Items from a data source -
-=-=-
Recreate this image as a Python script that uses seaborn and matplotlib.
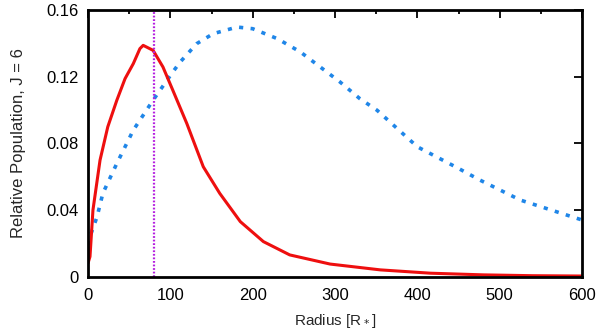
import matplotlib
matplotlib.use("Agg")
import matplotlib.pyplot as plt
import seaborn as sns
import pandas as pd

sns.set_theme(style="white")
plt.rcParams['font.family'] = ['Liberation Sans', 'DejaVu Sans']

red_r = [0, 2.4, 6, 14.6, 24, 35, 45, 55, 63, 67, 79, 91, 103, 120, 140, 160, 185, 213, 245, 294, 355, 416, 480, 540, 600]
red_v = [0.008, 0.012, 0.040, 0.070, 0.090, 0.106, 0.119, 0.128, 0.137, 0.139, 0.136, 0.126, 0.112, 0.092, 0.066, 0.050, 0.033, 0.021, 0.013, 0.0075, 0.004, 0.002, 0.001, 0.0005, 0.0003]

blue_r = [0, 2.4, 11, 18, 35, 55, 79, 103, 112, 132, 152, 181, 200, 230, 258, 282, 306, 330, 351, 400, 450, 476, 525, 600]
blue_v = [0.012, 0.024, 0.036, 0.050, 0.068, 0.088, 0.106, 0.123, 0.129, 0.140, 0.146, 0.150, 0.149, 0.143, 0.135, 0.126, 0.117, 0.107, 0.100, 0.078, 0.065, 0.058, 0.046, 0.034]

vline_r = 80

x_ticks = [0, 100, 200, 300, 400, 500, 600]
y_ticks = [0, 0.04, 0.08, 0.12, 0.16]
y_tick_labels = ["0", "0.04", "0.08", "0.12", "0.16"]

red = pd.DataFrame({"r": red_r, "v": red_v})
blue = pd.DataFrame({"r": blue_r, "v": blue_v})

fig = plt.figure(figsize=(6, 3.36), dpi=100)
ax = fig.add_axes([0.1467, 0.177, 0.8233, 0.792])

sns.lineplot(data=blue, x="r", y="v", ax=ax, color="#1f86e8", lw=2.6,
             linestyle=(0, (1.15, 2.05)), dash_capstyle="butt")
sns.lineplot(data=red, x="r", y="v", ax=ax, color="#ee0f0f", lw=2.2)
ax.axvline(vline_r, color="#b520e0", lw=1.6, linestyle=(0, (0.8, 0.8)))

ax.set_xlim(0, 600)
ax.set_ylim(0, 0.16)
ax.set_xticks(x_ticks)
ax.set_xticklabels([str(t) for t in x_ticks])
ax.set_xticks([50, 150, 250, 350, 450, 550], minor=True)
ax.set_yticks(y_ticks)
ax.set_yticklabels(y_tick_labels)
ax.tick_params(which="both", direction="in", top=True, right=True, width=1.3,
               labelsize=12, colors="black")
ax.tick_params(axis="x", pad=8)
ax.tick_params(axis="y", pad=7)
ax.tick_params(which="major", length=6)
ax.tick_params(which="minor", length=3)
for s in ax.spines.values():
    s.set_linewidth(2)
    s.set_color("black")
ax.set_xlabel("Radius [R$_*$]", fontsize=11, labelpad=7)
ax.set_ylabel("Relative Population, J = 6", fontsize=12, labelpad=14)

fig.savefig("out.png", dpi=100)
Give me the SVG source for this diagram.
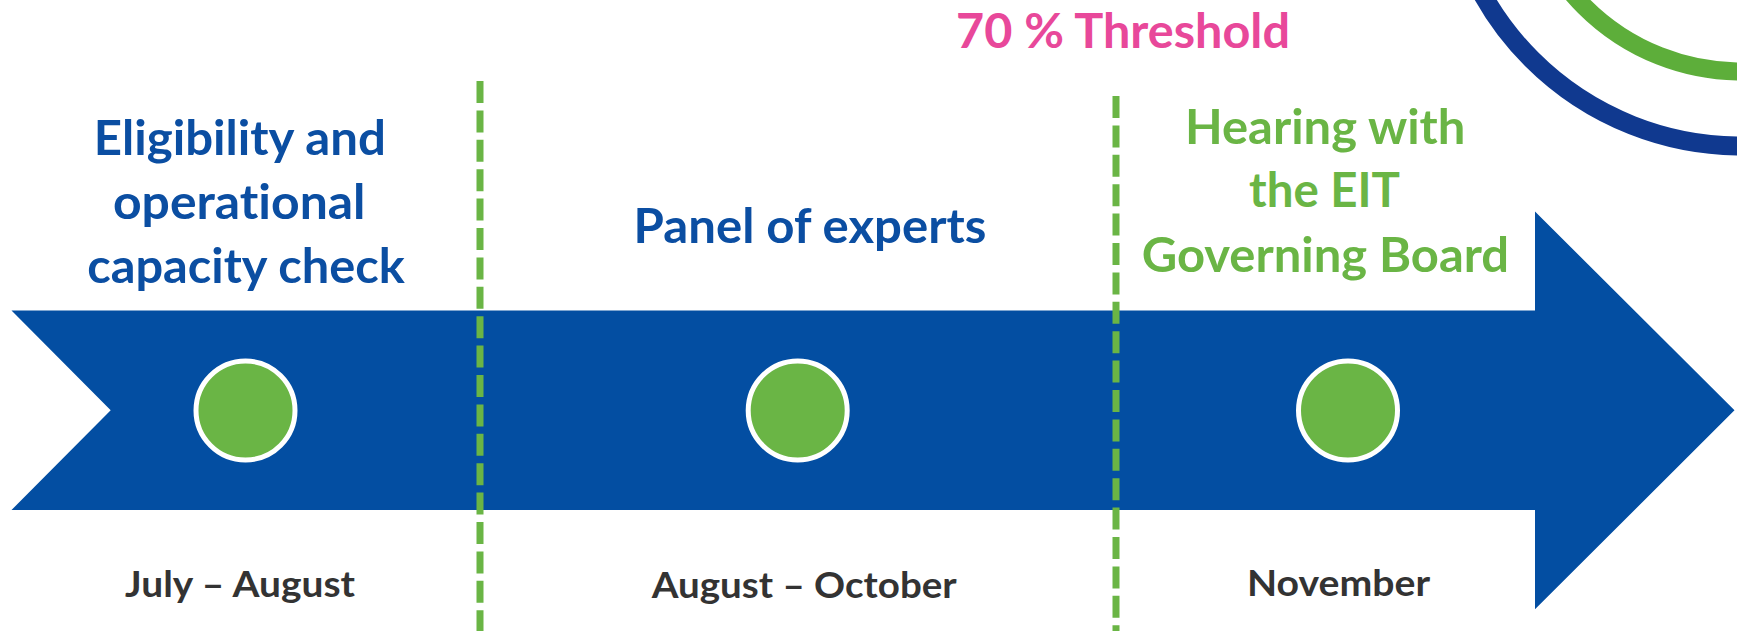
<svg xmlns="http://www.w3.org/2000/svg" width="1737" height="631" viewBox="0 0 1737 631">
<style>
.t{font-family:Lato,"Open Sans","Liberation Sans",sans-serif;font-weight:700;text-anchor:middle;font-variant-ligatures:none}
.title{font-size:48px;fill:#0B4EA2}
.green{font-size:48px;fill:#6AB545}
.pink{font-size:47px;fill:#E8489A}
.date{font-size:37px;fill:#333333}
.dot{fill:#6AB545;stroke:#FFFFFF;stroke-width:5}
.sep{stroke:#6AB545;stroke-width:7;stroke-dasharray:22 7.4;fill:none}
</style>
<rect width="1737" height="631" fill="#FFFFFF"/>
<g id="rings" fill="none">
  <circle cx="1741" cy="-150" r="296" stroke="#10398F" stroke-width="19"/>
  <circle cx="1741" cy="-150" r="221.5" stroke="#5DAE3A" stroke-width="18"/>
</g>
<g id="timeline-arrow">
  <polygon points="11.5,310.5 1535,310.5 1535,211.5 1734.5,410.3 1535,609.3 1535,510 11.5,510 110.7,410.3" fill="#034EA2"/>
</g>
<g id="connectors">
  <line class="sep" x1="480" y1="81" x2="480" y2="631"/>
  <line class="sep" x1="1116" y1="96" x2="1116" y2="631"/>
</g>
<g id="threshold">
  <text class="t pink" x="1123" y="47.7" textLength="334" lengthAdjust="spacingAndGlyphs">70 % Threshold</text>
</g>
<g id="stage1">
  <text class="t title" x="239.8" y="155" textLength="292" lengthAdjust="spacingAndGlyphs">Eligibility and</text>
  <text class="t title" x="239.2" y="219" textLength="252.6" lengthAdjust="spacingAndGlyphs">operational</text>
  <text class="t title" x="246" y="283" textLength="317.6" lengthAdjust="spacingAndGlyphs">capacity check</text>
  <circle class="dot" cx="245.5" cy="410.5" r="49.5"/>
  <text class="t date" x="240.1" y="596.7" textLength="230" lengthAdjust="spacingAndGlyphs">July – August</text>
</g>
<g id="stage2">
  <text class="t title" x="810" y="243" textLength="352.8" lengthAdjust="spacingAndGlyphs">Panel of experts</text>
  <circle class="dot" cx="797.7" cy="410.5" r="49.5"/>
  <text class="t date" x="804.2" y="597.7" textLength="305" lengthAdjust="spacingAndGlyphs">August – October</text>
</g>
<g id="stage3">
  <text class="t green" x="1325.2" y="144" textLength="280.4" lengthAdjust="spacingAndGlyphs">Hearing with</text>
  <text class="t green" x="1324.5" y="207" textLength="151" lengthAdjust="spacingAndGlyphs">the EIT</text>
  <text class="t green" x="1325.4" y="271.7" textLength="367.4" lengthAdjust="spacingAndGlyphs">Governing Board</text>
  <circle class="dot" cx="1348" cy="410.5" r="49.5"/>
  <text class="t date" x="1338.5" y="596" textLength="183" lengthAdjust="spacingAndGlyphs">November</text>
</g>
</svg>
-=-=-
EXERCISE - Reproduce the entries exactly. Do not carry over any picture.

ANSWER TO THE EXERCISE -
Recreate this image as a Python script that uses seaborn and matplotlib.
import matplotlib
matplotlib.use("Agg")
import matplotlib.pyplot as plt
import seaborn as sns
import pandas as pd

sns.set_theme(style="white")
plt.rcParams['font.family'] = ['Liberation Sans', 'DejaVu Sans']

red_r = [0, 2.4, 6, 14.6, 24, 35, 45, 55, 63, 67, 79, 91, 103, 120, 140, 160, 185, 213, 245, 294, 355, 416, 480, 540, 600]
red_v = [0.008, 0.012, 0.040, 0.070, 0.090, 0.106, 0.119, 0.128, 0.137, 0.139, 0.136, 0.126, 0.112, 0.092, 0.066, 0.050, 0.033, 0.021, 0.013, 0.0075, 0.004, 0.002, 0.001, 0.0005, 0.0003]

blue_r = [0, 2.4, 11, 18, 35, 55, 79, 103, 112, 132, 152, 181, 200, 230, 258, 282, 306, 330, 351, 400, 450, 476, 525, 600]
blue_v = [0.012, 0.024, 0.036, 0.050, 0.068, 0.088, 0.106, 0.123, 0.129, 0.140, 0.146, 0.150, 0.149, 0.143, 0.135, 0.126, 0.117, 0.107, 0.100, 0.078, 0.065, 0.058, 0.046, 0.034]

vline_r = 80

x_ticks = [0, 100, 200, 300, 400, 500, 600]
y_ticks = [0, 0.04, 0.08, 0.12, 0.16]
y_tick_labels = ["0", "0.04", "0.08", "0.12", "0.16"]

red = pd.DataFrame({"r": red_r, "v": red_v})
blue = pd.DataFrame({"r": blue_r, "v": blue_v})

fig = plt.figure(figsize=(6, 3.36), dpi=100)
ax = fig.add_axes([0.1467, 0.177, 0.8233, 0.792])

sns.lineplot(data=blue, x="r", y="v", ax=ax, color="#1f86e8", lw=2.6,
             linestyle=(0, (1.15, 2.05)), dash_capstyle="butt")
sns.lineplot(data=red, x="r", y="v", ax=ax, color="#ee0f0f", lw=2.2)
ax.axvline(vline_r, color="#b520e0", lw=1.6, linestyle=(0, (0.8, 0.8)))

ax.set_xlim(0, 600)
ax.set_ylim(0, 0.16)
ax.set_xticks(x_ticks)
ax.set_xticklabels([str(t) for t in x_ticks])
ax.set_xticks([50, 150, 250, 350, 450, 550], minor=True)
ax.set_yticks(y_ticks)
ax.set_yticklabels(y_tick_labels)
ax.tick_params(which="both", direction="in", top=True, right=True, width=1.3,
               labelsize=12, colors="black")
ax.tick_params(axis="x", pad=8)
ax.tick_params(axis="y", pad=7)
ax.tick_params(which="major", length=6)
ax.tick_params(which="minor", length=3)
for s in ax.spines.values():
    s.set_linewidth(2)
    s.set_color("black")
ax.set_xlabel("Radius [R$_*$]", fontsize=11, labelpad=7)
ax.set_ylabel("Relative Population, J = 6", fontsize=12, labelpad=14)

fig.savefig("out.png", dpi=100)
Give me the SVG source for this diagram.
<svg xmlns="http://www.w3.org/2000/svg" width="1737" height="631" viewBox="0 0 1737 631">
<style>
.t{font-family:Lato,"Open Sans","Liberation Sans",sans-serif;font-weight:700;text-anchor:middle;font-variant-ligatures:none}
.title{font-size:48px;fill:#0B4EA2}
.green{font-size:48px;fill:#6AB545}
.pink{font-size:47px;fill:#E8489A}
.date{font-size:37px;fill:#333333}
.dot{fill:#6AB545;stroke:#FFFFFF;stroke-width:5}
.sep{stroke:#6AB545;stroke-width:7;stroke-dasharray:22 7.4;fill:none}
</style>
<rect width="1737" height="631" fill="#FFFFFF"/>
<g id="rings" fill="none">
  <circle cx="1741" cy="-150" r="296" stroke="#10398F" stroke-width="19"/>
  <circle cx="1741" cy="-150" r="221.5" stroke="#5DAE3A" stroke-width="18"/>
</g>
<g id="timeline-arrow">
  <polygon points="11.5,310.5 1535,310.5 1535,211.5 1734.5,410.3 1535,609.3 1535,510 11.5,510 110.7,410.3" fill="#034EA2"/>
</g>
<g id="connectors">
  <line class="sep" x1="480" y1="81" x2="480" y2="631"/>
  <line class="sep" x1="1116" y1="96" x2="1116" y2="631"/>
</g>
<g id="threshold">
  <text class="t pink" x="1123" y="47.7" textLength="334" lengthAdjust="spacingAndGlyphs">70 % Threshold</text>
</g>
<g id="stage1">
  <text class="t title" x="239.8" y="155" textLength="292" lengthAdjust="spacingAndGlyphs">Eligibility and</text>
  <text class="t title" x="239.2" y="219" textLength="252.6" lengthAdjust="spacingAndGlyphs">operational</text>
  <text class="t title" x="246" y="283" textLength="317.6" lengthAdjust="spacingAndGlyphs">capacity check</text>
  <circle class="dot" cx="245.5" cy="410.5" r="49.5"/>
  <text class="t date" x="240.1" y="596.7" textLength="230" lengthAdjust="spacingAndGlyphs">July – August</text>
</g>
<g id="stage2">
  <text class="t title" x="810" y="243" textLength="352.8" lengthAdjust="spacingAndGlyphs">Panel of experts</text>
  <circle class="dot" cx="797.7" cy="410.5" r="49.5"/>
  <text class="t date" x="804.2" y="597.7" textLength="305" lengthAdjust="spacingAndGlyphs">August – October</text>
</g>
<g id="stage3">
  <text class="t green" x="1325.2" y="144" textLength="280.4" lengthAdjust="spacingAndGlyphs">Hearing with</text>
  <text class="t green" x="1324.5" y="207" textLength="151" lengthAdjust="spacingAndGlyphs">the EIT</text>
  <text class="t green" x="1325.4" y="271.7" textLength="367.4" lengthAdjust="spacingAndGlyphs">Governing Board</text>
  <circle class="dot" cx="1348" cy="410.5" r="49.5"/>
  <text class="t date" x="1338.5" y="596" textLength="183" lengthAdjust="spacingAndGlyphs">November</text>
</g>
</svg>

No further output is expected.